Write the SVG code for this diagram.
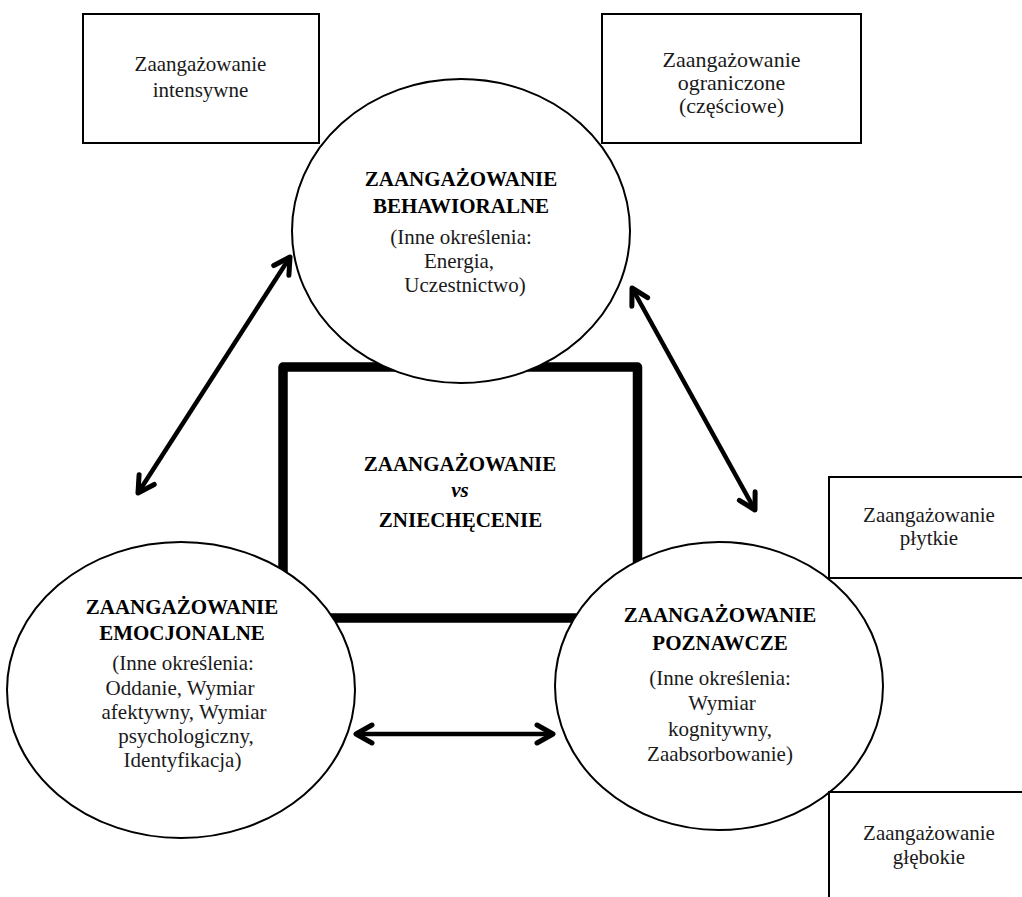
<svg xmlns="http://www.w3.org/2000/svg" width="1022" height="897" viewBox="0 0 1022 897">
<style>
  .bg { fill: #ffffff; }
  .box { fill: #ffffff; stroke: #000000; stroke-width: 2; }
  .ell { fill: #ffffff; stroke: #000000; stroke-width: 2; }
  .core { fill: #ffffff; stroke: #000000; stroke-width: 9.5; stroke-linejoin: round; }
  .t { font-family: "Liberation Serif", serif; font-size: 21px; fill: #1a1a1a; text-anchor: middle; }
  .b { font-family: "Liberation Serif", serif; font-size: 21px; font-weight: bold; fill: #000000; text-anchor: middle; }
  .bi { font-style: italic; }
  .big { font-size: 22px; }
  .conn { stroke: #000000; stroke-width: 4.5; fill: none; marker-start: url(#ah); marker-end: url(#ah); }
</style>
<defs>
  <marker id="ah" viewBox="-20 -12 24 24" refX="0" refY="0" markerWidth="24" markerHeight="24" markerUnits="userSpaceOnUse" orient="auto-start-reverse">
    <path d="M-16,-9 L0,0 L-16,9" fill="none" stroke="#000000" stroke-width="5" stroke-linecap="round" stroke-linejoin="round"/>
  </marker>
</defs>
<rect class="bg" x="0" y="0" width="1022" height="897"/>

<g id="node-core">
  <rect class="core" x="283" y="367" width="354.5" height="251"/>
  <text class="b" x="460" y="471">ZAANGAŻOWANIE</text>
  <text class="b bi" x="460" y="497">vs</text>
  <text class="b" x="460.5" y="527">ZNIECHĘCENIE</text>
</g>

<g id="node-intensywne">
  <rect class="box" x="83" y="14" width="236" height="129"/>
  <text class="t" x="200.5" y="71">Zaangażowanie</text>
  <text class="t" x="200.5" y="97">intensywne</text>
</g>

<g id="node-ograniczone">
  <rect class="box" x="602" y="14" width="259" height="129"/>
  <text class="t big" x="731.5" y="67">Zaangażowanie</text>
  <text class="t big" x="731.5" y="90">ograniczone</text>
  <text class="t big" x="731.5" y="113">(częściowe)</text>
</g>

<g id="node-behawioralne">
  <ellipse class="ell" cx="461" cy="231" rx="169" ry="152"/>
  <text class="b" x="461" y="186">ZAANGAŻOWANIE</text>
  <text class="b" x="461" y="213">BEHAWIORALNE</text>
  <text class="t" x="461" y="244">(Inne określenia:</text>
  <text class="t" x="459" y="268">Energia,</text>
  <text class="t" x="465" y="292">Uczestnictwo)</text>
</g>

<g id="node-emocjonalne">
  <ellipse class="ell" cx="181" cy="690" rx="174" ry="148"/>
  <text class="b" x="182" y="614">ZAANGAŻOWANIE</text>
  <text class="b" x="182" y="640">EMOCJONALNE</text>
  <text class="t" x="183" y="670">(Inne określenia:</text>
  <text class="t" x="180" y="694.5">Oddanie, Wymiar</text>
  <text class="t" x="184" y="718.5">afektywny, Wymiar</text>
  <text class="t" x="186" y="742.5">psychologiczny,</text>
  <text class="t" x="182.5" y="766.5">Identyfikacja)</text>
</g>

<g id="node-poznawcze">
  <ellipse class="ell" cx="719" cy="686" rx="164" ry="144"/>
  <text class="b" x="720" y="622">ZAANGAŻOWANIE</text>
  <text class="b" x="720" y="650">POZNAWCZE</text>
  <text class="t" x="720" y="685">(Inne określenia:</text>
  <text class="t" x="722" y="710">Wymiar</text>
  <text class="t" x="720" y="736">kognitywny,</text>
  <text class="t" x="720" y="761">Zaabsorbowanie)</text>
</g>

<g id="node-plytkie">
  <rect class="box" x="829" y="477" width="220" height="101"/>
  <text class="t" x="929" y="522">Zaangażowanie</text>
  <text class="t" x="929" y="545">płytkie</text>
</g>

<g id="node-glebokie">
  <rect class="box" x="829" y="792" width="220" height="130"/>
  <text class="t" x="929" y="840">Zaangażowanie</text>
  <text class="t" x="929" y="864">głębokie</text>
</g>

<g id="connectors">
  <line class="conn" x1="138" y1="493" x2="290" y2="257"/>
  <line class="conn" x1="632" y1="288" x2="755" y2="510"/>
  <line class="conn" x1="356" y1="734" x2="553" y2="734"/>
</g>
</svg>
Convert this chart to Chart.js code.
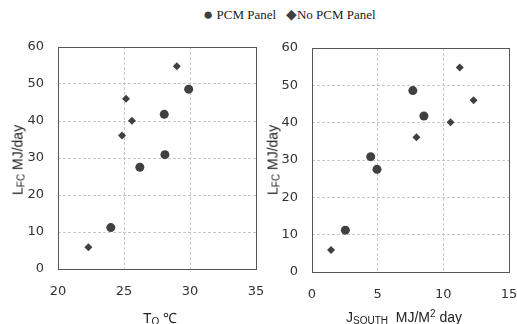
<!DOCTYPE html>
<html>
<head>
<meta charset="utf-8">
<script src="https://cdn.jsdelivr.net/npm/chart.js@4.4.0/dist/chart.umd.min.js"></script>
<style>
  body { margin: 0; background: #fff; width: 517px; height: 324px; position: relative; overflow: hidden; }
  .box { position: absolute; top: 40px; height: 284px; }
  .legend { position: absolute; top: 5px; left: 203px; font: 13px "Liberation Serif", serif; color: #222; white-space: nowrap; }
  .legend span.m { color: #404040; font-size: 17px; vertical-align: -1px; }
  .legend span.d { color: #404040; font-size: 14px; }
  .ttl { position: absolute; font: 14px "Liberation Sans", Arial, sans-serif; color: #222; white-space: nowrap; }
  .ttl sub { font-size: 10px; vertical-align: -2px; }
  .ttl sup { font-size: 10px; vertical-align: 5px; }
  .rot { transform: translate(-50%, -50%) rotate(-90deg); }
  .hx { transform: translateX(-50%); }
</style>
</head>
<body>
<div class="legend"><span class="m">●</span> PCM Panel &nbsp;&nbsp;<span class="d">◆</span>No PCM Panel</div>
<div class="box" style="left:258px;width:259px"><canvas id="solarChart"></canvas></div>
<div class="box" style="left:0;width:272px"><canvas id="tempChart"></canvas></div>
<div class="ttl rot" style="left:18px;top:160px">L<sub>FC</sub> MJ/day</div>
<div class="ttl rot" style="left:273px;top:160px">L<sub>FC</sub> MJ/day</div>
<div class="ttl hx" style="left:160px;top:308px">T<sub>O</sub> ℃</div>
<div class="ttl hx" style="left:404px;top:308px">J<sub>SOUTH</sub>&nbsp; MJ/M<sup>2</sup> day</div>
<script>
// daily load (MJ/day) vs outdoor temperature and south solar radiation
const pcmLoad   = [11.2, 27.5, 30.9, 41.8, 48.6];
const pcmTemp   = [24.0, 26.2, 28.1, 28.05, 29.9];
const pcmSolar  = [2.54, 4.95, 4.47, 8.52, 7.68];

const noPcmLoad  = [5.9, 36.1, 46.0, 40.1, 54.8];
const noPcmTemp  = [22.3, 24.85, 25.15, 25.6, 29.0];
const noPcmSolar = [1.45, 7.95, 12.3, 10.55, 11.25];

const loadTicks  = [0, 10, 20, 30, 40, 50, 60];
const tempTicks  = [20, 25, 30, 35];
const solarTicks = [0, 5, 10, 15];

const frame = {
    id: 'frame',
    afterDraw(chart) {
        const a = chart.chartArea, c = chart.ctx;
        c.save();
        c.strokeStyle = '#555';
        c.lineWidth = 1;
        c.strokeRect(Math.round(a.left) + 0.5, Math.round(a.top) + 0.5, Math.round(a.right - a.left), Math.round(a.bottom - a.top));
        c.restore();
    }
};

function pts(xs, ys) { return xs.map((x, i) => ({ x: x, y: ys[i] })); }

function makeChart(id, xTicks, pcmX, noPcmX, pad, yW, xH) {
    const tickFont = { family: 'DejaVu Sans', size: 13 };
    const grid = { color: '#c8c8c8', drawTicks: false };
    new Chart(document.getElementById(id), {
        type: 'scatter',
        data: {
            datasets: [
                { label: 'PCM Panel', data: pts(pcmX, pcmLoad), pointStyle: 'circle', pointRadius: 4.5,
                  backgroundColor: '#404040', borderColor: '#404040', borderWidth: 0 },
                { label: 'No PCM Panel', data: pts(noPcmX, noPcmLoad), pointStyle: 'rectRot', pointRadius: 4,
                  backgroundColor: '#404040', borderColor: '#404040', borderWidth: 0 }
            ]
        },
        options: {
            responsive: true,
            maintainAspectRatio: false,
            animation: false,
            layout: { padding: pad },
            plugins: { legend: { display: false }, tooltip: { enabled: false } },
            scales: {
                x: {
                    min: xTicks[0], max: xTicks[xTicks.length - 1],
                    ticks: { stepSize: xTicks[1] - xTicks[0], font: tickFont, color: '#333', padding: 15, maxRotation: 0 },
                    grid: grid,
                    border: { display: false, dash: [3, 2] },
                    afterFit: s => { s.height = xH; s.paddingLeft = 0; s.paddingRight = 0; }
                },
                y: {
                    min: loadTicks[0], max: loadTicks[loadTicks.length - 1],
                    ticks: { stepSize: loadTicks[1] - loadTicks[0], font: tickFont, color: '#333', padding: 14 },
                    grid: grid,
                    border: { display: false, dash: [3, 2] },
                    afterFit: s => { s.width = yW; s.paddingTop = 0; s.paddingBottom = 0; }
                }
            }
        },
        plugins: [frame]
    });
}

makeChart('tempChart', tempTicks, pcmTemp, noPcmTemp, { top: 7, right: 16, left: 0, bottom: 0 }, 58, 55);
makeChart('solarChart', solarTicks, pcmSolar, noPcmSolar, { top: 8, right: 8, left: 0, bottom: 0 }, 54, 52);
</script>
</body>
</html>
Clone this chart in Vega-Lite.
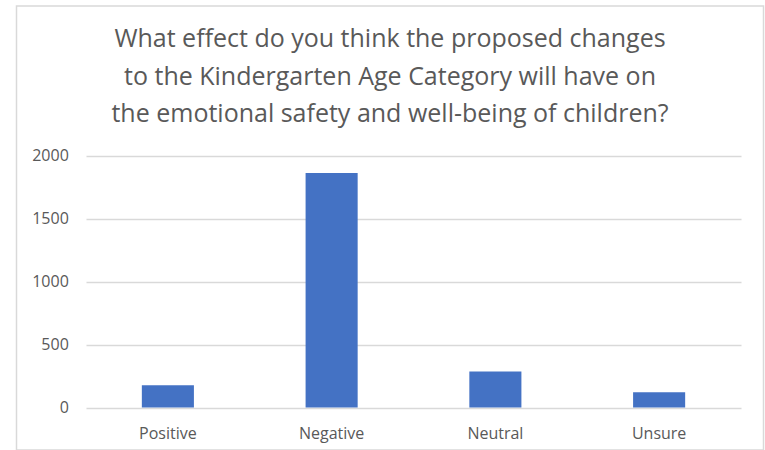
{
  "$schema": "https://vega.github.io/schema/vega-lite/v6.json",
  "autosize": {"type": "none"},
  "padding": {"left": 16.5, "top": 6, "right": 1.5, "bottom": 0},
  "width": 747,
  "height": 444,
  "background": "#FFFFFF",
  "title": {
    "text": [
      "What effect do you think the proposed changes",
      "to the Kindergarten Age Category will have on",
      "the emotional safety and well-being of children?"
    ],
    "anchor": "middle",
    "frame": "group",
    "offset": -121,
    "font": "Open Sans",
    "fontSize": 25,
    "fontWeight": "normal",
    "color": "#595959",
    "lineHeight": 37.5
  },
  "data": {
    "values": [
      {"response": "Positive", "count": 176},
      {"response": "Negative", "count": 1862},
      {"response": "Neutral", "count": 285},
      {"response": "Unsure", "count": 122}
    ]
  },
  "mark": {"type": "bar", "color": "#4472C4"},
  "encoding": {
    "x": {
      "field": "response",
      "type": "nominal",
      "sort": null,
      "scale": {"range": [69.5, 724.5], "paddingInner": 0.682, "paddingOuter": 0.341},
      "axis": {
        "title": null,
        "domain": false,
        "ticks": false,
        "grid": false,
        "labelAngle": 0,
        "labelPadding": -25,
        "labelFont": "Open Sans",
        "labelFontSize": 16,
        "labelColor": "#595959"
      }
    },
    "y": {
      "field": "count",
      "type": "quantitative",
      "scale": {"domain": [0, 2000], "range": [401.5, 149.7], "nice": false, "zero": true},
      "axis": {
        "title": null,
        "values": [0, 500, 1000, 1500, 2000],
        "format": "d",
        "domain": false,
        "ticks": false,
        "grid": true,
        "gridColor": "#D9D9D9",
        "gridWidth": 1.3,
        "labelPadding": -51.8,
        "labelFont": "Open Sans",
        "labelFontSize": 16,
        "labelColor": "#595959"
      }
    }
  },
  "config": {
    "view": {"stroke": "#D9D9D9", "strokeWidth": 1.5}
  }
}
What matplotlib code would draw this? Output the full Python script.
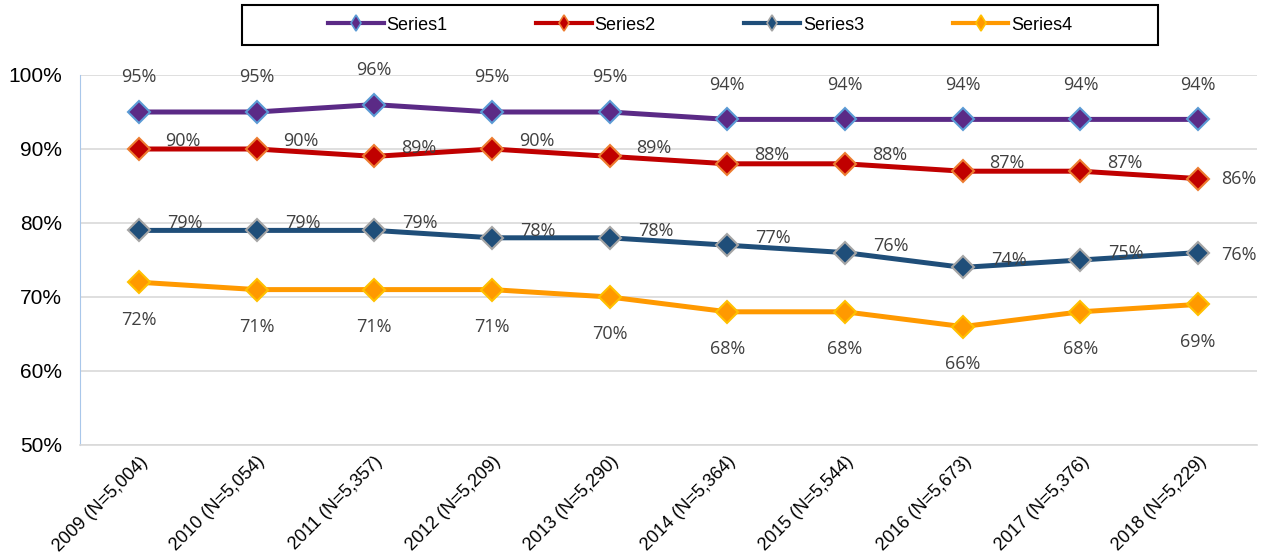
import matplotlib.pyplot as plt
from matplotlib.lines import Line2D
from matplotlib.patches import Rectangle

plt.rcParams['font.family'] = ['Liberation Sans', 'DejaVu Sans']

# data
years = ['2009 (N=5,004)', '2010 (N=5,054)', '2011 (N=5,357)', '2012 (N=5,209)',
         '2013 (N=5,290)', '2014 (N=5,364)', '2015 (N=5,544)', '2016 (N=5,673)',
         '2017 (N=5,376)', '2018 (N=5,229)']
series1 = [95, 95, 96, 95, 95, 94, 94, 94, 94, 94]
series2 = [90, 90, 89, 90, 89, 88, 88, 87, 87, 86]
series3 = [79, 79, 79, 78, 78, 77, 76, 74, 75, 76]
series4 = [72, 71, 71, 71, 70, 68, 68, 66, 68, 69]
names = ['Series1', 'Series2', 'Series3', 'Series4']

# styles: line colour, marker edge colour, label offset (pts), last-label offset
styles = [
    ('#5B2A86', '#5B9BD5', (0, 25), (0, 25)),
    ('#C00000', '#ED7D31', (32, 6), (29, 0)),
    ('#1F4E79', '#A5A5A5', (33, 5), (29, -2)),
    ('#FF9900', '#FFC000', (0, -27), (0, -27)),
]

fig = plt.figure(figsize=(12.72, 5.57), dpi=100)
ax = fig.add_axes([80 / 1272, 1 - 445 / 557, 1177 / 1272, 370 / 557])

x = list(range(len(years)))
for vals, (lc, ec, off, off_last) in zip([series1, series2, series3, series4], styles):
    ax.plot(x, vals, color=lc, lw=3.6, marker='D', ms=11,
            mfc=lc, mec=ec, mew=1.5, zorder=3)
    for i, v in enumerate(vals):
        o = off_last if i == len(vals) - 1 else off
        ax.annotate(f'{v}%', (i, v), xytext=o, textcoords='offset points',
                    ha='center', va='center', fontsize=13, color='#404040',
                    family=['Open Sans', 'DejaVu Sans'], zorder=4)

ax.set_xlim(-0.5, len(years) - 0.5)
ax.set_ylim(50, 100)
ax.set_yticks([50, 60, 70, 80, 90, 100])
ax.set_yticklabels([f'{t}%' for t in [50, 60, 70, 80, 90, 100]], fontsize=15)
ax.set_xticks(x)
ax.set_xticklabels(years, rotation=45, ha='right', rotation_mode='anchor', fontsize=13)
ax.tick_params(axis='y', length=0, pad=13)
ax.tick_params(axis='x', length=0, pad=6)
ax.grid(axis='y', color='#D9D9D9', lw=1.2)
ax.set_axisbelow(True)
for s in ['top', 'right']:
    ax.spines[s].set_visible(False)
ax.spines['left'].set_color('#A9C7EA')
ax.spines['bottom'].set_color('#D9D9D9')
ax.spines['bottom'].set_linewidth(1.2)

# legend box
fig.patches.append(Rectangle((242 / 1272, 1 - 45 / 557), 916 / 1272, 40 / 557,
                             transform=fig.transFigure, fill=False,
                             edgecolor='black', lw=1.5))
handles = [Line2D([], [], color=lc, lw=3, marker='d', ms=8, mfc=lc, mec=ec, mew=1.2)
           for lc, ec, _, _ in styles]
fig.legend(handles, names, loc='center', bbox_to_anchor=(700 / 1272, 1 - 25 / 557),
           ncol=4, frameon=False, fontsize=13, handlelength=3.1,
           handletextpad=0.15, columnspacing=4.9)

fig.savefig('out.png', dpi=100)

----------------------------------------

Pictures should be left out. Retype only the run of lines from the line containing "What matplotlib code" to the line containing "names = ['Series1', 'Series2', 'Series3', 'Series4']", inclusive.

What matplotlib code would draw this? Output the full Python script.
import matplotlib.pyplot as plt
from matplotlib.lines import Line2D
from matplotlib.patches import Rectangle

plt.rcParams['font.family'] = ['Liberation Sans', 'DejaVu Sans']

# data
years = ['2009 (N=5,004)', '2010 (N=5,054)', '2011 (N=5,357)', '2012 (N=5,209)',
         '2013 (N=5,290)', '2014 (N=5,364)', '2015 (N=5,544)', '2016 (N=5,673)',
         '2017 (N=5,376)', '2018 (N=5,229)']
series1 = [95, 95, 96, 95, 95, 94, 94, 94, 94, 94]
series2 = [90, 90, 89, 90, 89, 88, 88, 87, 87, 86]
series3 = [79, 79, 79, 78, 78, 77, 76, 74, 75, 76]
series4 = [72, 71, 71, 71, 70, 68, 68, 66, 68, 69]
names = ['Series1', 'Series2', 'Series3', 'Series4']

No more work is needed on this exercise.